Por medio de sus conocidos Lidia Ivánovna averiguó lo que se disponían a hacer esas «personas repulsivas», como llamaba a Anna y a Vronski, y procuró dirigir los movimientos de su amigo a lo largo de esos días para que no coincidiera con ellos. Un joven ayudante, amigo de Vronski, que era quien la tenía informada, pues contaba con el apoyo de la condesa para obtener una concesión del gobierno, le dijo que Anna y Vronski habían concluido sus asuntos y se disponían a abandonar la ciudad al día siguiente. Lidia Ivánovna había empezado ya a tranquilizarse cuando a la mañana siguiente recibió un billete, cuya letra reconoció con horror. Era la de Anna Karénina. El papel del sobre era tan grueso que parecía corteza de tilo y la hoja oblonga y amarillenta despedía un agradable perfume y tenía un inmenso monograma.
—¿Quién lo ha traído?
—Un mozo del hotel.
Durante un buen rato la condesa no fue capaz de sentarse a leer la carta. Su agitación era tan grande que sufrió un ataque de asma. Una vez que se tranquilizó, leyó el contenido de la nota, escrita en francés:
Madame la Comtesse: Los sentimientos cristianos de que está imbuido su corazón me incitan a cometer la imperdonable audacia de escribirle. La separación de mi hijo me llena de pesar. Le ruego que me permita verlo una sola vez antes de mi partida. Perdone que le recuerde mi existencia. Me dirijo a usted, y no a Alekséi Aleksándrovich, porque no quiero que el recuerdo de mi persona haga sufrir a ese hombre magnánimo. Sé la amistad que le profesa usted, por eso he pensado que me entendería. ¿Me enviará usted a Seriozha, prefiere que vaya yo a casa a una hora determinada o espero a que me indique otro lugar donde pueda encontrarme con él? Conociendo la grandeza de alma de quien debe tomar la decisión, confío en no recibir una negativa. No puede usted imaginarse las ganas que tengo de ver a mi hijo, ni tampoco lo mucho que le agradecería su ayuda.
Anna
Todo en aquella carta irritó a la condesa: el contenido, la alusión a la magnanimidad y, sobre todo, el tono en que estaba escrita, que se le antojó desenvuelto.

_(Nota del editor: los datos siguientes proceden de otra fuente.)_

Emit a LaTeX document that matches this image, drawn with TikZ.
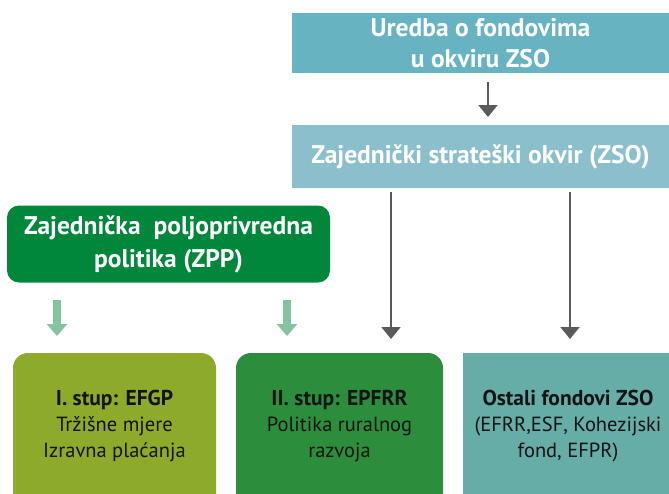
\documentclass[tikz,border=0pt]{standalone}
\usepackage{fontspec}
\setmainfont{PT Sans}
\usetikzlibrary{arrows.meta}
\definecolor{topblue}{HTML}{68B3C2}
\definecolor{midblue}{HTML}{8BBFCC}
\definecolor{zppgreen}{HTML}{00873C}
\definecolor{lightgreen}{HTML}{85C49E}
\definecolor{arrowgray}{HTML}{5A5A5A}
\definecolor{olive}{HTML}{8DAA2B}
\definecolor{midgreen}{HTML}{2C8E3C}
\definecolor{teal}{HTML}{66ADA8}
\definecolor{txtdark}{HTML}{141414}
\newcommand{\bhead}[1]{{\bfseries\fontsize{21.5}{26}\selectfont #1}}
\tikzset{
  headbox/.style={fill=#1, draw=none, text=white, align=center, inner sep=0pt,
    font=\bfseries\fontsize{25.5}{31}\selectfont},
  basebox/.style={fill=#1, draw=none, inner sep=0pt},
  btext/.style={text=txtdark, align=center, inner sep=0pt,
    font=\fontsize{20.5}{26}\selectfont},
  grayarrow/.style={draw=arrowgray, line width=2pt, -{Triangle[width=19pt,length=12pt]}},
  greenarrow/.style={draw=lightgreen, line width=8pt, -{Triangle[width=20pt,length=12pt]}},
}
\begin{document}
\begin{tikzpicture}[x=1pt,y=-1pt]
\useasboundingbox (0,0) rectangle (669,493);
\clip (0,0) rectangle (669,493);
% top boxes
\node[headbox=topblue, minimum width=377pt, minimum height=60pt] (reg) at (480.5,43)
  {Uredba o fondovima\\u okviru ZSO};
\node[headbox=midblue, minimum width=377pt, minimum height=63pt] (zso) at (480.5,156.5)
  {Zajednički strateški okvir (ZSO)};
\node[headbox=zppgreen, rounded corners=12pt, minimum width=323pt, minimum height=77pt,
  font=\bfseries\fontsize{25.5}{33}\selectfont] (zpp) at (168.5,244)
  {Zajednička\ \ poljoprivredna\\politika (ZPP)};
% bottom boxes
\node[basebox=olive, rounded corners=15pt, minimum width=203pt, minimum height=180pt] (b1) at (114.5,443) {};
\node[basebox=midgreen, rounded corners=15pt, minimum width=207pt, minimum height=180pt] (b2) at (339.5,443) {};
\node[basebox=teal, minimum width=210pt, minimum height=180pt] (b3) at (568,443) {};
\node[btext] (b1t) at ([yshift=-73pt]b1.north) {\bhead{I. stup: EFGP}\\Tržišne mjere\\Izravna plaćanja};
\node[btext] (b2t) at ([yshift=-73pt]b2.north) {\bhead{II. stup: EPFRR}\\Politika ruralnog\\razvoja};
\node[btext] (b3t) at ([yshift=-73pt]b3.north) {\bhead{Ostali fondovi ZSO}\\(EFRR,ESF, Kohezijski\\fond, EFPR)};
% arrow coordinates
\coordinate (a0s) at (488,82);  \coordinate (a0e) at (488,117);
\coordinate (a1s) at (391,192); \coordinate (a1e) at (391,339);
\coordinate (a2s) at (570,192); \coordinate (a2e) at (570,339);
\coordinate (g1s) at (57,300);  \coordinate (g1e) at (57,336);
\coordinate (g2s) at (287,300); \coordinate (g2e) at (287,336);
\draw[grayarrow] (a0s) -- (a0e);
\draw[grayarrow] (a1s) -- (a1e);
\draw[grayarrow] (a2s) -- (a2e);
\draw[greenarrow] (g1s) -- (g1e);
\draw[greenarrow] (g2s) -- (g2e);
\end{tikzpicture}
\end{document}
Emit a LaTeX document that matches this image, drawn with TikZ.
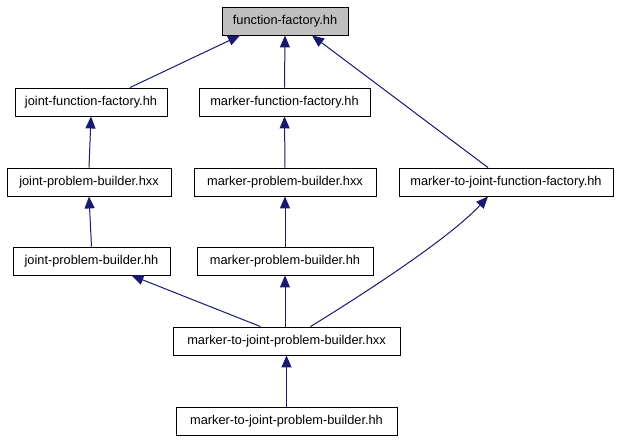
\documentclass[tikz,border=0pt]{standalone}
\usepackage{fontspec}
\setmainfont{Liberation Sans}
\usetikzlibrary{arrows.meta}
\definecolor{edgeblue}{HTML}{191970}
\definecolor{rootgray}{HTML}{BFBFBF}
\begin{document}
\begin{tikzpicture}[x=1pt, y=-1pt,
    file/.style={draw, line width=0.9pt, inner sep=0pt, minimum height=28pt,
      font=\fontsize{12.8}{15}\selectfont},
    dep/.style={draw=edgeblue, line width=1pt,
      -{Triangle[length=12pt, width=10pt, fill=edgeblue]}}]
  \useasboundingbox (0, 0) rectangle (619, 443);

  \node[file, fill=rootgray, minimum width=126pt] (ff) at (285, 21) {function-factory.hh};

  \node[file, minimum width=152pt] (jff) at (91, 102) {joint-function-factory.hh};
  \node[file, minimum width=171pt] (mff) at (284.5, 102) {marker-function-factory.hh};

  \node[file, minimum width=164pt] (jpbx) at (89, 182) {joint-problem-builder.hxx};
  \node[file, minimum width=182pt] (mpbx) at (285, 182) {marker-problem-builder.hxx};
  \node[file, minimum width=214pt] (mtjff) at (506, 182) {marker-to-joint-function-factory.hh};

  \node[file, minimum width=157pt] (jpbh) at (91.5, 261) {joint-problem-builder.hh};
  \node[file, minimum width=176pt] (mpbh) at (285, 261) {marker-problem-builder.hh};

  \node[file, minimum width=227pt] (mtjpbx) at (286.5, 341) {marker-to-joint-problem-builder.hxx};
  \node[file, minimum width=221pt] (mtjpbh) at (286.5, 421) {marker-to-joint-problem-builder.hh};

  \draw[dep] ([xshift=39pt]jff.north) -- ([xshift=-45pt]ff.south);
  \draw[dep] (mff.north) -- (ff.south);
  \draw[dep] ([xshift=-18pt]mtjff.north) -- ([xshift=27pt]ff.south);

  \draw[dep] (jpbx.north) -- (jff.south);
  \draw[dep] (mpbx.north) -- (mff.south);

  \draw[dep] (jpbh.north) -- (jpbx.south);
  \draw[dep] (mpbh.north) -- (mpbx.south);

  \draw[dep] ([xshift=-26pt]mtjpbx.north) -- ([xshift=40pt]jpbh.south);
  \draw[dep] ([xshift=-1.5pt]mtjpbx.north) -- (mpbh.south);
  \draw[dep] ([xshift=24pt]mtjpbx.north) .. controls (362, 295) and (450, 238) .. ([xshift=-18pt]mtjff.south);

  \draw[dep] (mtjpbh.north) -- (mtjpbx.south);
\end{tikzpicture}
\end{document}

—Dígale que no hay respuesta —indicó al mozo.
Acto seguido abrió su carpeta y escribió a Alekséi Aleksándrovich, al que esperaba ver entre las doce y la una en la recepción de palacio: «Necesito hablar con usted de un asunto importante y doloroso. Allí acordaremos dónde reunirnos. Lo mejor sería que fuéramos a mi casa, donde ordenaré que le preparen suté. Es indispensable que nos veamos. El Señor nos impone su cruz, pero también nos da fuerzas para sobrellevarla», añadió, a fin de prepararle un poco.
Por lo general, la condesa escribía dos o tres notas diarias a Alekséi Aleksándrovich. Le gustaba esa manera de comunicarse con él, pues combinaba la elegancia con el misterio, características que se echaban a faltar en sus relaciones personales.
XXIV
La recepción había terminado. Mientras se retiraban, los invitados comentaban las últimas novedades del día: las condecoraciones acordadas, los cambios en las altas esferas.
—Si al menos hubieran promovido a Maria Borísovna a ministra de la Guerra y a la princesa Vatkóvskaia a jefe de Estado Mayor —dijo un anciano de pelo blanco, con uniforme bordado en oro, dirigiéndose a una dama de honor alta y hermosa que le había preguntado por los nuevos nombramientos.
—Y a mí a ayuda de campo —respondió la dama de honor con una sonrisa.
—Pero si usted ya tiene un cargo en el departamento de asuntos religiosos, con Karenin como ayudante.
—¡Buenos días, príncipe! —exclamó el anciano, estrechando la mano de un hombre que venía a su encuentro.